I had a cry yesterday and I wasn't sure quite why, but it had something to do with the pain of missing Daren, my brother and my dad. I miss other people but them the most. I think my current situation has stalled some of my worry about other things, no bad thing. VHL isn't really featuring in my life right now - as in it's not my main worry, not my main pain or fear.

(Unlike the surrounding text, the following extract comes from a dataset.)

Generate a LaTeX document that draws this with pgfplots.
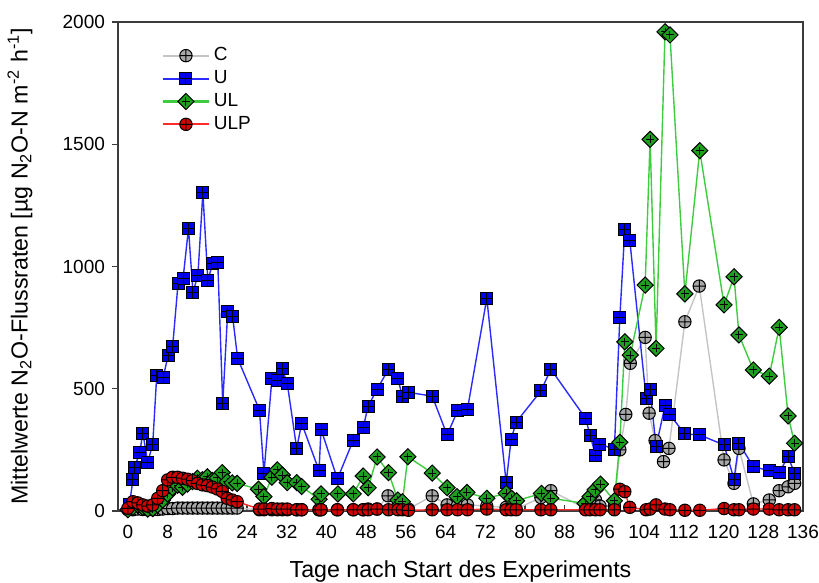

I did get annoyed by a friend the other day. He was talking about a woman he admired who had survived cancer, he looked wide eyed and full of awe. I quipped - 'the best people have it' or something like that but he didn't pick up my need for a similar admiration. In fact he looked like I had said something strange. It was ignored but I kept it. It irritated me, not least because I got the feeling that I'm not considered so brave, such a survivor by him and I wanted to be. Later that week while walking and talking with another friend I mentioned it, because I'd been so annoyed by it. She proposed that it was because I hadn't had the cancer everyone sees on TV, I hadn't had what he might consider 'proper' cancer. No hair loss, (obviously we're not counting the hair shaved off for brain surgery) no chemotherapy.
I get back to work too - now this other friend knew me when I was off with nasty tumour number 2.
I remained cross and despite the reality that people don't think you're as brave if your not throwing up and looking net to death, then you haven't been through it. Well I have, actually I've been through it more than most, I have had 6 lot of stuff cut out of me. That isn't an easy journey and it isn't nice or easy and I want to scream sometimes when I think of what will happen if I get a tumour that can't be cut out - or if I run out of kidneys. What if I lose the use of parts of my body, like my dad did. I do brave face because it's easier most of the time but I do expect people to see me.